Yüksel Aytuğ geçtiğimiz hafta yazdığı 'Spor kadınlığı öldürüyor' yazısı ile büyük tepki aldı. Aytuğ'un bu yazısı dünya medyasında da tartışma yarattı ve eleştiriler aldı.
Tepki çekmedi, tepki gösterenler kadınlar! 'Bir kaşık suda fırtına yaratmak' diye bir şey var. Orada Yüksel Aytuğ çok başka şey söylüyor; "Bir olimpiyat şampiyonluğu için kadın kadınlığından vazgeçmemeli" diyor.
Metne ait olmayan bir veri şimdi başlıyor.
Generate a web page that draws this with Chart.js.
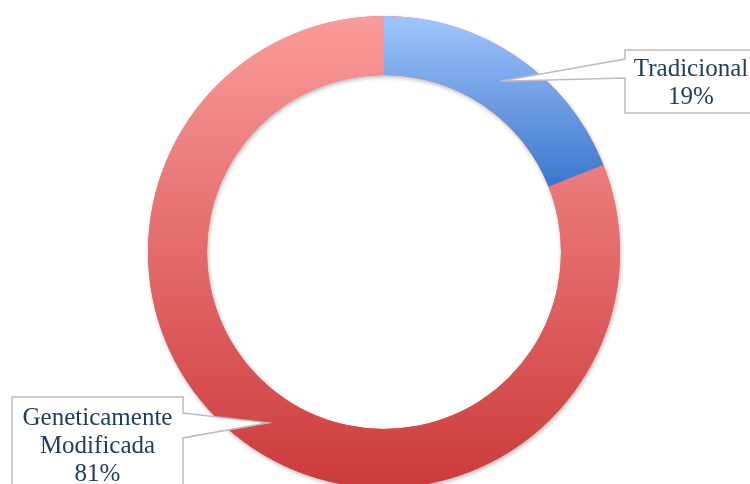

Kadını kadınlığından vazgeçirdi zamanında Doğu Almanlar ve Ruslar. Kornelia Ender gibi dünya güzeli bir kızın sakalları çıktı. Bunları unutmayın! Sakalları çıktı. Doğu Almanya'nın yıllar önce kırdığı rekor bu olimpiyatlarda ancak kırılabildi. Neden? Çünkü o zaman Doğu bloğunda hormonlarla erkekleştirilmiş kızlar koşturuluyordu, hormonlarla erkekleştirilmiş kızlar yüzdürülüyordu.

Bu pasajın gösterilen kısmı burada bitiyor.